One thing you realise coming back to WoW from a more realistic looking fantasy world like Rift is just how plain weird Azeroth is. Familiarity tends to dull that but after the long layoff, stepping into the primary coloured landscapes of Durotar and seeing all those cartoon trolls is a bit like being on hallucinogenics. I even felt a surge of nostalgia when I heard the cod native American music that accompanies those rust-red landscapes. I realised I like Azeroth, I like the humour, I like the attention to detail, I like the depth and strangeness of the world. And I must confess when I hit Ogrimmar for the first time, it really felt like hitting the big city. All those dragons, all those exotic flyers, all those powerful people.

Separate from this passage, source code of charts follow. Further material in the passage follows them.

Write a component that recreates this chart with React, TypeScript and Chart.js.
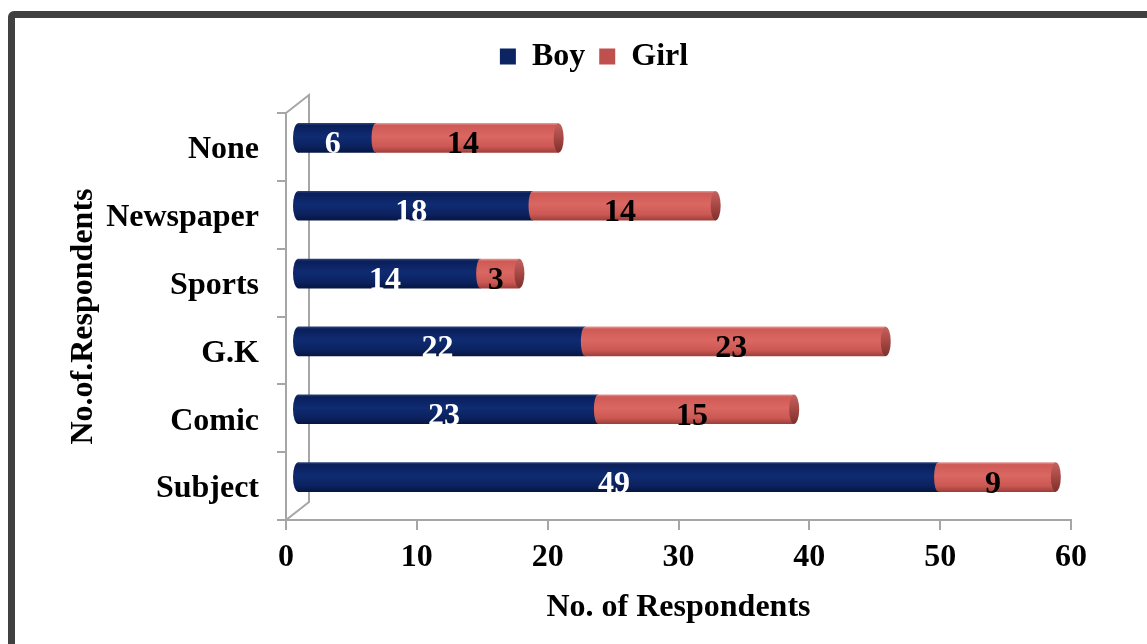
import { useEffect, useRef } from 'react';
import { Chart, registerables } from 'chart.js';

Chart.register(...registerables);

// ---- data ----
const categories = ['None', 'Newspaper', 'Sports', 'G.K', 'Comic', 'Subject'];
const boyValues = [6, 18, 14, 22, 23, 49];
const girlValues = [14, 14, 3, 23, 15, 9];
const seriesNames = ['Boy', 'Girl'];
const xTickValues = [0, 10, 20, 30, 40, 50, 60];
const xAxisTitle = 'No. of Respondents';
const yAxisTitle = 'No.of.Respondents';

// ---- styles ----
const FONT = "'Liberation Serif', 'Times New Roman', serif";
const FONT_SIZE = 32;
const AXIS_GRAY = '#A6A6A6';
const BOY_FLAT = '#0D2463';
const GIRL_FLAT = '#C0504D';
const BAR_H = 29;
const DX = 11;
const DY = -9;
const DEPTH_X = 23;
const DEPTH_Y = -18;
const LEGEND_SHIFT = 27;

const boyStops: [number, string][] = [
  [0, '#2c4079'],
  [0.07, '#0a1f5a'],
  [0.45, '#0f2b72'],
  [0.8, '#0b225f'],
  [1, '#061642'],
];
const girlStops: [number, string][] = [
  [0, '#e39591'],
  [0.07, '#cf5a55'],
  [0.45, '#db6762'],
  [0.8, '#cc5853'],
  [1, '#9e3f3b'],
];
const capStops: [number, string][] = [
  [0, '#c2625e'],
  [0.5, '#a64844'],
  [1, '#7e302d'],
];

function makeGradient(ctx: CanvasRenderingContext2D, yc: number, stops: [number, string][]) {
  const g = ctx.createLinearGradient(0, yc - BAR_H / 2, 0, yc + BAR_H / 2);
  stops.forEach(([o, c]) => g.addColorStop(o, c));
  return g;
}

function barFill(stops: [number, string][], fallback: string) {
  return (c: any) => {
    if (c.type !== 'data') return fallback;
    const ys = c.chart.scales && c.chart.scales.y;
    if (!ys) return fallback;
    const yc = ys.getPixelForValue(c.dataIndex);
    if (!isFinite(yc)) return fallback;
    return makeGradient(c.chart.ctx, yc, stops);
  };
}

const cylinderPlugin = {
  id: 'cylinder3d',
  afterLayout(chart: any) {
    if (chart.legend) {
      chart.legend.left += LEGEND_SHIFT;
      chart.legend.right += LEGEND_SHIFT;
    }
  },
  beforeDatasetsDraw(chart: any) {
    const { ctx, chartArea: a } = chart;
    ctx.save();
    ctx.strokeStyle = AXIS_GRAY;
    ctx.lineWidth = 2;
    ctx.beginPath();
    ctx.moveTo(a.left, a.top);
    ctx.lineTo(a.left + DEPTH_X, a.top + DEPTH_Y);
    ctx.lineTo(a.left + DEPTH_X, a.bottom + DEPTH_Y);
    ctx.lineTo(a.left, a.bottom);
    ctx.stroke();
    ctx.restore();
    ctx.save();
    ctx.translate(DX, DY);
  },
  afterDatasetsDraw(chart: any) {
    const ctx: CanvasRenderingContext2D = chart.ctx;
    const boyMeta = chart.getDatasetMeta(0);
    const girlMeta = chart.getDatasetMeta(1);
    boyMeta.data.forEach((el: any) => {
      const p = el.getProps(['x', 'y', 'base', 'height'], true);
      ctx.beginPath();
      ctx.ellipse(p.base, p.y, 5, p.height / 2, 0, 0, Math.PI * 2);
      ctx.fillStyle = makeGradient(ctx, p.y, boyStops);
      ctx.fill();
    });
    girlMeta.data.forEach((el: any) => {
      const p = el.getProps(['x', 'y', 'base', 'height'], true);
      ctx.beginPath();
      ctx.ellipse(p.base, p.y, 4, p.height / 2, 0, 0, Math.PI * 2);
      ctx.fillStyle = makeGradient(ctx, p.y, girlStops);
      ctx.fill();
      ctx.beginPath();
      ctx.ellipse(p.x, p.y, 5, p.height / 2, 0, 0, Math.PI * 2);
      ctx.fillStyle = makeGradient(ctx, p.y, capStops);
      ctx.fill();
    });
    ctx.font = `bold ${FONT_SIZE}px ${FONT}`;
    ctx.textAlign = 'center';
    ctx.textBaseline = 'alphabetic';
    [boyMeta, girlMeta].forEach((meta: any, di: number) => {
      const vals = di === 0 ? boyValues : girlValues;
      ctx.fillStyle = di === 0 ? '#FFFFFF' : '#000000';
      meta.data.forEach((el: any, i: number) => {
        const p = el.getProps(['x', 'y', 'base'], true);
        ctx.fillText(String(vals[i]), (p.x + p.base) / 2 - 4, p.y + 15.5);
      });
    });
    ctx.restore();
  },
};

export default function App() {
  const ref = useRef<HTMLCanvasElement | null>(null);

  useEffect(() => {
    if (!ref.current) return;
    const tickFont = { family: FONT, size: FONT_SIZE, weight: 'bold' as const };
    const legendColors = [BOY_FLAT, GIRL_FLAT];
    const chart = new Chart(ref.current, {
      type: 'bar',
      data: {
        labels: categories,
        datasets: [
          {
            label: seriesNames[0],
            data: boyValues,
            backgroundColor: barFill(boyStops, BOY_FLAT),
            borderWidth: 0,
            barThickness: BAR_H,
          },
          {
            label: seriesNames[1],
            data: girlValues,
            backgroundColor: barFill(girlStops, GIRL_FLAT),
            borderWidth: 0,
            barThickness: BAR_H,
          },
        ],
      },
      options: {
        responsive: false,
        animation: false,
        indexAxis: 'y',
        layout: { padding: { left: 63, right: 76, top: 26.5, bottom: 15 } },
        plugins: {
          legend: {
            position: 'top',
            weight: 3000,
            labels: {
              font: tickFont,
              color: '#000',
              boxWidth: 16,
              boxHeight: 16,
              padding: 14,
              generateLabels(ch: any) {
                const items = Chart.defaults.plugins.legend.labels.generateLabels(ch);
                return items.map((it: any, i: number) => ({
                  ...it,
                  fillStyle: legendColors[i],
                  strokeStyle: legendColors[i],
                  lineWidth: 0,
                }));
              },
            },
          } as any,
          title: {
            display: true,
            text: ' ',
            weight: 500,
            font: { size: 10, lineHeight: 1 },
            padding: { top: 20.5, bottom: 0 },
          } as any,
          tooltip: { enabled: false },
        },
        scales: {
          x: {
            stacked: true,
            min: xTickValues[0],
            max: xTickValues[xTickValues.length - 1],
            ticks: { stepSize: xTickValues[1] - xTickValues[0], padding: 9, font: tickFont, color: '#000' },
            grid: { drawOnChartArea: false, tickLength: 10, color: AXIS_GRAY, lineWidth: 2 },
            border: { color: AXIS_GRAY, width: 2 },
            title: { display: true, text: xAxisTitle, font: tickFont, color: '#000', padding: { top: 0, bottom: 2.5 } },
            afterFit(s: any) {
              s.height = 109;
            },
          },
          y: {
            stacked: true,
            ticks: { padding: 18, labelOffset: 3, font: tickFont, color: '#000' },
            grid: { offset: true, drawOnChartArea: false, tickLength: 9, color: AXIS_GRAY, lineWidth: 2 },
            border: { color: AXIS_GRAY, width: 2 },
            title: { display: true, text: yAxisTitle, font: tickFont, color: '#000', padding: { top: 1.8, bottom: 0 } },
            afterFit(s: any) {
              s.width = 223;
            },
          },
        },
      },
      plugins: [cylinderPlugin],
    });
    return () => chart.destroy();
  }, []);

  return (
    <div style={{ position: 'fixed', inset: 0, overflow: 'hidden', background: '#fff' }}>
      <div
        style={{
          position: 'absolute',
          left: 8,
          top: 11,
          width: 1200,
          height: 700,
          border: '7px solid #404040',
          borderRadius: 6,
          boxSizing: 'border-box',
        }}
      />
      <canvas
        ref={ref}
        width={1147}
        height={644}
        style={{ position: 'absolute', left: 0, top: 0, width: 1147, height: 644, display: 'block' }}
      />
    </div>
  );
}
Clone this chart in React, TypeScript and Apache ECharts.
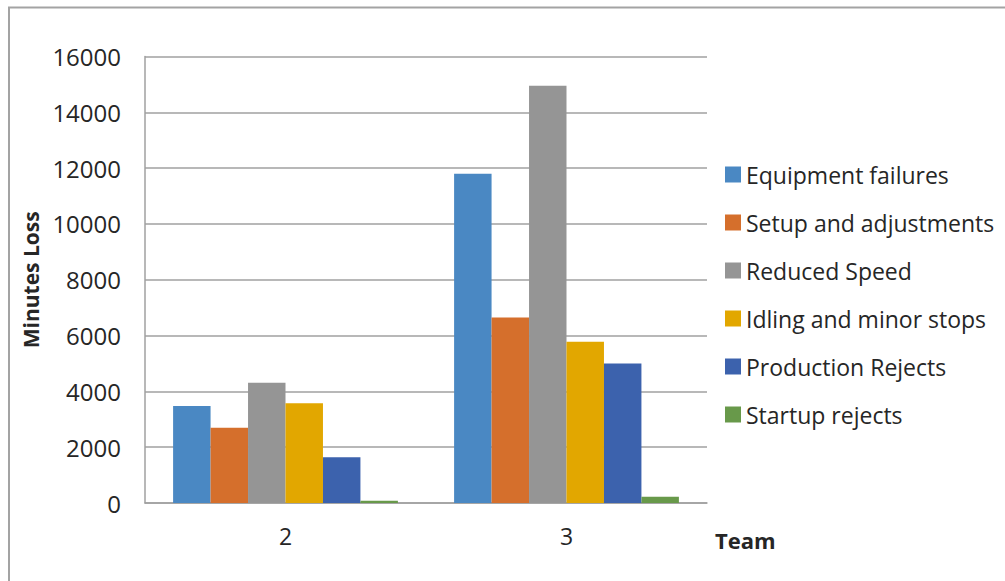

Levelling to 10 was pretty smooth with my troll druid. Some of the starting areas had a few too many people competing for the quest goals so it went slower than it could. I enjoyed it though. At level 10 Dan and I grouped up for some PvP, inevitably Warsong Gulch came up. This is where a lot of the changes introduced over the past few years show their downside. It’s not much fun being a new player with fresh gear in a battleground full of folk encased in heirlooms. I was one shotted more times than I can count. I saw a level 12 mage with 997 health. At one point I grouped up with a couple of rogues to hit the enemy flag carrier. We got him down from 600 to 150 health– he was level 10! Then out of the corner of my eye I caught sight of the arcane blast coming in. One hit, 117 points of overkill I am back in the graveyard. The Alliance have now established local superiority in our graveyard and basically camp us. We are so outgeared there is nothing we can really do about it. This was pretty much the story of every WSG for the rest of the evening. I can’t say it was a very attractive introduction to PvP at this level and I am used to being a punching bag. I can only imagine what this would have been like had I been a new player, fresh to the game. Hopefully it will get better as I gear up but the gear story is always going to be a problem in WoW.

It’s questing and and the dungeon finder for the next twenty levels or so. I am glad to be back in Azeroth anyway. One of the things my sojourn in Telara taught me is that there is no getting back that surge of excitement of being a complete noob in an MMO. That being the case, I am as happy getting my MMO fix from WoW as anywhere else.